Search code examples
pythonapache-sparkpysparkapache-spark-sqlparquet

How to read the correct values from Parquet files?


I want to read the Parquet files I get from the readSteam() method from a Kafka topic. However, when I read these Parquet files, I get a dataframe that I don't want instead of real values.

import glob

parquet_files = glob.glob("/home/ubuntu/tmp/output" + "/*.parquet")

parquet_df = spark.read.parquet(*parquet_files)

parquet_df.show()

Output:

+----+--------------------+-----------+---------+------+--------------------+-------------+
| key|               value|      topic|partition|offset|           timestamp|timestampType|
+----+--------------------+-----------+---------+------+--------------------+-------------+
|null|[22 7B 27 74 69 6...|electricRaw|        0|   127|2023-06-03 22:05:...|            0|
|null|[22 7B 27 74 69 6...|electricRaw|        0|   124|2023-06-03 22:04:...|            0|
|null|[22 7B 27 74 69 6...|electricRaw|        0|   125|2023-06-03 22:04:...|            0|
|null|[22 7B 27 74 69 6...|electricRaw|        0|   126|2023-06-03 22:04:...|            0|
+----+--------------------+-----------+---------+------+--------------------+-------------+

If I want to extract the value's column as below, I get it encrypted.
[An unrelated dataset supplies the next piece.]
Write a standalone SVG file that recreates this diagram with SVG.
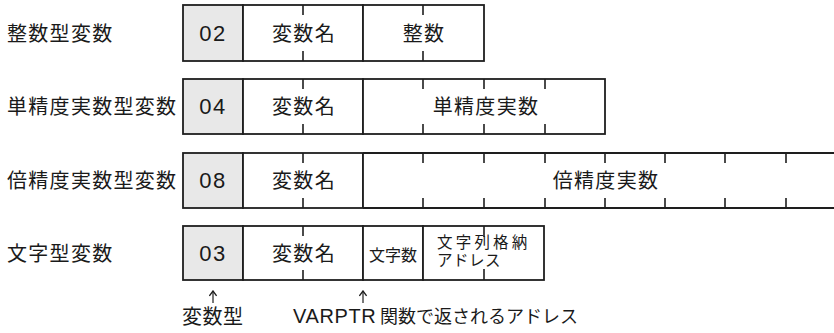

df = parquet_df.select("value")
df = df.select("value").withColumnRenamed("value", "new_value")
df.show()

Output:

+--------------------+
|           new_value|
+--------------------+
|[22 7B 27 74 69 6...|
|[22 7B 27 74 69 6...|
|[22 7B 27 74 69 6...|
|[22 7B 27 74 69 6...|
+--------------------+

My goal is to get the real data in the value column. How can I do it?

Thanks in advance.


Solution

  • The column value is of type byte array, you need to decode it to ASCII format, try this:

    from pyspark.sql.functions import udf
    byte_array_to_ascii = udf(lambda x: bytearray(x).decode('utf-8'))
    df = df.withColumn("ascii_value", byte_array_to_ascii("value"))
    df.show()
    

    If it didn't work, it's probably because of format of the value column, then try this:

    from pyspark.sql.functions import udf, hex, unhex, col
    from pyspark.sql import functions
    hex_to_ascii = udf(lambda x: bytearray.fromhex(''.join(filter(str.isalnum, x))).decode('utf-8'))
    df = df.withColumn("value", functions.hex(col("value"))).withColumn("ascii_value", hex_to_ascii("value"))
    df.show()